I am sure the waste charge, once implemented, can be equally effective.
However, I also agree that it is important to have education over recycling.
It is not just about knowing about which bin you should put material into, but also about, for example, the kinds of plastic bottles that can be recycled and what you should do before depositing them in the recycling bin.
The government needs to provide more information to the public, as many people are unfamiliar with recycling. Schools should also deal with it in civic education lessons.
Although some people, like your correspondent, may think the waste levy policy will not be effective, it will, like recycling, help to reduce the amount of waste that is generated in Hong Kong. It is about having different policies and co-ordinating them to make them more effective.
Annie Suen, Tsuen Wan
People want flats near workplaces
I disagree with Jeff Chan's letter ("Long-term view needed on housing", October 17).
He says housing problems are being exacerbated because people are ignoring available and cheaper homes in rural areas.
There is no doubt that there are cheaper flats in these rural parts of Hong Kong.
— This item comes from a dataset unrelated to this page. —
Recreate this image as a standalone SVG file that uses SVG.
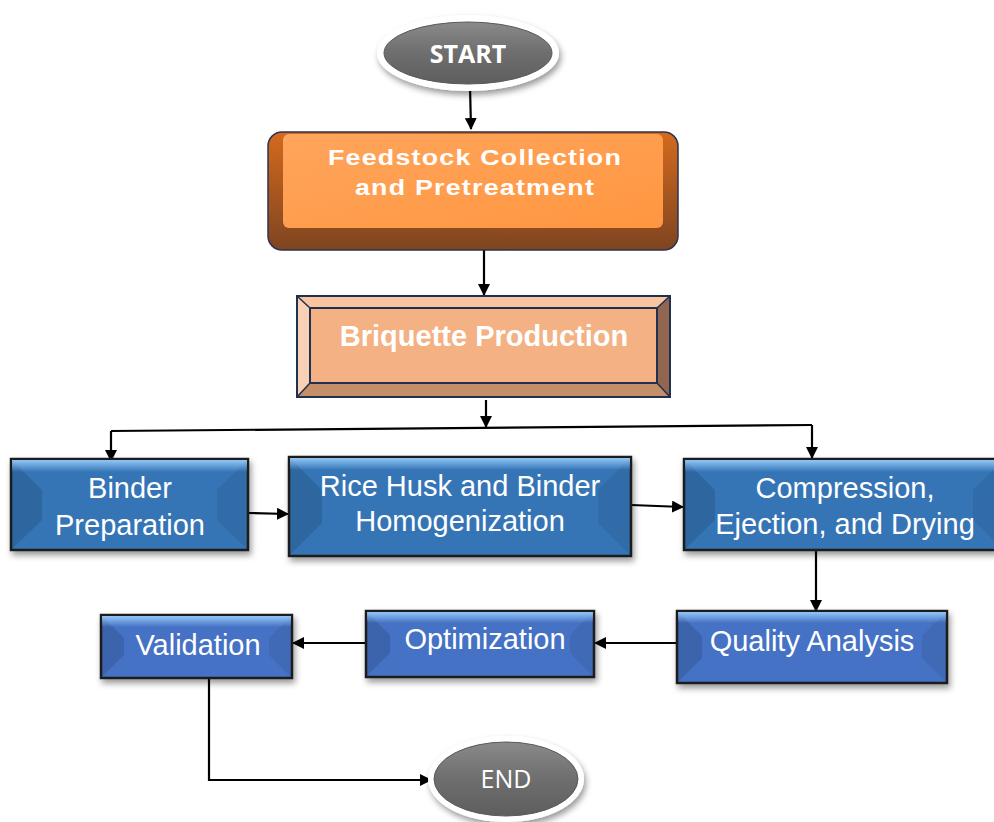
<svg xmlns="http://www.w3.org/2000/svg" width="994" height="822" viewBox="0 0 994 822">
<defs>
<style>
.lbl{font-family:"Liberation Sans",Arial,sans-serif;fill:#fff;font-size:29px;text-anchor:middle}
.bold{font-weight:bold}
.feed{font-size:22px;letter-spacing:1px}
.oval{font-family:"Open Sans","Liberation Sans",sans-serif;fill:#fff;font-size:25px;text-anchor:middle}
.edge{fill:none;stroke:#000;stroke-width:2.2}
.bx{stroke:#1a1a1a;stroke-width:2.5}
.sideL{fill:#000;opacity:0.12}
.sideR{fill:#000;opacity:0.07}
</style>
<marker id="ah" viewBox="0 0 12 12" refX="11" refY="6" markerWidth="12" markerHeight="12" markerUnits="userSpaceOnUse" orient="auto">
<path d="M0,0 L12,6 L0,12 z" fill="#000"/>
</marker>
<filter id="sh" x="-10%" y="-10%" width="125%" height="140%">
<feDropShadow dx="2" dy="4" stdDeviation="3" flood-color="#000" flood-opacity="0.4"/>
</filter>
<linearGradient id="topHi" x1="0" y1="0" x2="0" y2="1">
<stop offset="0" stop-color="#9cd0ff" stop-opacity="0.9"/>
<stop offset="1" stop-color="#9cd0ff" stop-opacity="0"/>
</linearGradient>
<linearGradient id="gray" x1="0" y1="0" x2="0" y2="1">
<stop offset="0" stop-color="#8a8a8a"/>
<stop offset="0.5" stop-color="#6e6e6e"/>
<stop offset="1" stop-color="#5e5e5e"/>
</linearGradient>
<linearGradient id="orTop" x1="0" y1="0" x2="1" y2="1">
<stop offset="0" stop-color="#ffa55c"/>
<stop offset="1" stop-color="#ff9640"/>
</linearGradient>
<linearGradient id="orSide" x1="0" y1="0" x2="0" y2="1">
<stop offset="0" stop-color="#d46a1e"/>
<stop offset="1" stop-color="#7e4420"/>
</linearGradient>
</defs>

<g id="connectors">
<path class="edge" d="M470,86 L471,129" marker-end="url(#ah)"/>
<path class="edge" d="M484,250 L484,295" marker-end="url(#ah)"/>
<path class="edge" d="M486,400 L486,427" marker-end="url(#ah)"/>
<path class="edge" d="M111,431 L812,425"/>
<path class="edge" d="M111,431 L111,461" marker-end="url(#ah)"/>
<path class="edge" d="M812,425 L812,458" marker-end="url(#ah)"/>
<path class="edge" d="M248,513 L288,514" marker-end="url(#ah)"/>
<path class="edge" d="M631,505 L683,507" marker-end="url(#ah)"/>
<path class="edge" d="M816,550 L816,611" marker-end="url(#ah)"/>
<path class="edge" d="M677,643 L595,643" marker-end="url(#ah)"/>
<path class="edge" d="M366,643 L293,643" marker-end="url(#ah)"/>
<path class="edge" d="M136,678 L209,678 L209,780 L431,780" marker-end="url(#ah)"/>
</g>

<g id="start">
<ellipse cx="468" cy="53" rx="91" ry="38" fill="#fff" filter="url(#sh)"/>
<ellipse cx="468" cy="53" rx="84" ry="31" fill="url(#gray)" stroke="#5a5a5a" stroke-width="1"/>
<text class="oval" x="468" y="63" font-weight="bold">START</text>
</g>

<g id="feedstock">
<rect x="268" y="132" width="410" height="118" rx="14" fill="url(#orSide)" stroke="#2a3550" stroke-width="1.5"/>
<rect x="283" y="134" width="380" height="94" rx="6" fill="url(#orTop)"/>
<text class="lbl bold feed" transform="translate(475,165) scale(1.22,1)" x="0" y="0">Feedstock Collection</text>
<text class="lbl bold feed" transform="translate(475,195) scale(1.22,1)" x="0" y="0">and Pretreatment</text>
</g>

<g id="briquette">
<rect x="297" y="296" width="373" height="101" fill="#f4b183"/>
<polygon points="297,296 670,296 657,308 310,308" fill="#f8c5a0"/>
<polygon points="297,296 310,308 310,383 297,397" fill="#f8d0b5"/>
<polygon points="670,296 670,397 657,383 657,308" fill="#906650"/>
<polygon points="297,397 310,383 657,383 670,397" fill="#c48e68"/>
<rect x="297" y="296" width="373" height="101" fill="none" stroke="#1f3050" stroke-width="2"/>
<rect x="310" y="308" width="347" height="75" fill="none" stroke="#1f3050" stroke-width="2"/>
<line x1="297" y1="296" x2="310" y2="308" stroke="#1f3050" stroke-width="1.5"/>
<line x1="670" y1="296" x2="657" y2="308" stroke="#1f3050" stroke-width="1.5"/>
<line x1="297" y1="397" x2="310" y2="383" stroke="#1f3050" stroke-width="1.5"/>
<line x1="670" y1="397" x2="657" y2="383" stroke="#1f3050" stroke-width="1.5"/>
<text class="lbl bold" x="484" y="346">Briquette Production</text>
</g>

<g id="binder">
<rect class="bx" x="11" y="459" width="237" height="91" fill="#3474b6" filter="url(#sh)"/>
<polygon class="sideL" points="12,460 42,490 42,520 12,549"/>
<polygon class="sideR" points="247,460 217,490 217,520 247,549"/>
<rect x="12" y="460" width="235" height="12" fill="url(#topHi)"/>
<text class="lbl" x="130" y="498">Binder</text>
<text class="lbl" x="130" y="535">Preparation</text>
</g>

<g id="ricehusk">
<rect class="bx" x="289" y="457" width="342" height="99" fill="#3474b6" filter="url(#sh)"/>
<polygon class="sideL" points="290,458 322,490 322,523 290,555"/>
<polygon class="sideR" points="630,458 598,490 598,523 630,555"/>
<rect x="290" y="458" width="340" height="12" fill="url(#topHi)"/>
<text class="lbl" x="460" y="496">Rice Husk and Binder</text>
<text class="lbl" x="460" y="531">Homogenization</text>
</g>

<g id="compression">
<rect class="bx" x="684" y="459" width="320" height="91" fill="#3474b6" filter="url(#sh)"/>
<polygon class="sideL" points="685,460 715,490 715,520 685,549"/>
<polygon class="sideR" points="1003,460 973,490 973,520 1003,549"/>
<rect x="685" y="460" width="318" height="12" fill="url(#topHi)"/>
<text class="lbl" x="845" y="498">Compression,</text>
<text class="lbl" x="845" y="534">Ejection, and Drying</text>
</g>

<g id="quality">
<rect class="bx" x="677" y="611" width="270" height="72" fill="#4472c4" filter="url(#sh)"/>
<polygon class="sideL" points="678,612 702,636 702,658 678,682"/>
<polygon class="sideR" points="946,612 922,636 922,658 946,682"/>
<rect x="678" y="612" width="268" height="11" fill="url(#topHi)"/>
<text class="lbl" x="812" y="651">Quality Analysis</text>
</g>

<g id="optimization">
<rect class="bx" x="366" y="611" width="228" height="66" fill="#4472c4" filter="url(#sh)"/>
<polygon class="sideL" points="367,612 390,635 390,653 367,676"/>
<polygon class="sideR" points="593,612 570,635 570,653 593,676"/>
<rect x="367" y="612" width="226" height="11" fill="url(#topHi)"/>
<text class="lbl" x="485" y="649">Optimization</text>
</g>

<g id="validation">
<rect class="bx" x="101" y="615" width="191" height="63" fill="#4472c4" filter="url(#sh)"/>
<polygon class="sideL" points="102,616 124,638 124,655 102,677"/>
<polygon class="sideR" points="291,616 269,638 269,655 291,677"/>
<rect x="102" y="616" width="189" height="11" fill="url(#topHi)"/>
<text class="lbl" x="198" y="655">Validation</text>
</g>

<g id="end">
<ellipse cx="506" cy="779" rx="78" ry="43" fill="#fff" filter="url(#sh)"/>
<ellipse cx="506" cy="779" rx="72" ry="37" fill="url(#gray)" stroke="#5a5a5a" stroke-width="1"/>
<text class="oval" x="506" y="788">END</text>
</g>
</svg>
However, many of them are some distance from the urban areas where most people work.
Many people find it difficult to own their own apartments.
To solve this problem, more apartments must be constructed and price levels must drop.
The priority for people is to have accommodation that is reasonably near where they work rather than getting a cheaper apartment in a remote rural area such as Yuen Long or Tin Shui Wai.
The government has to take appropriate action and meet the needs of residents, if it wants to avoid greater social unrest. Also, it needs to take initiatives now. I appreciate that a long-term housing policy has to be drafted to bring about the necessary improvements in society. But people cannot wait for such long-term measures to bear fruit.
Officials need to take some action now if they want to avoid disrupting the harmony in our society.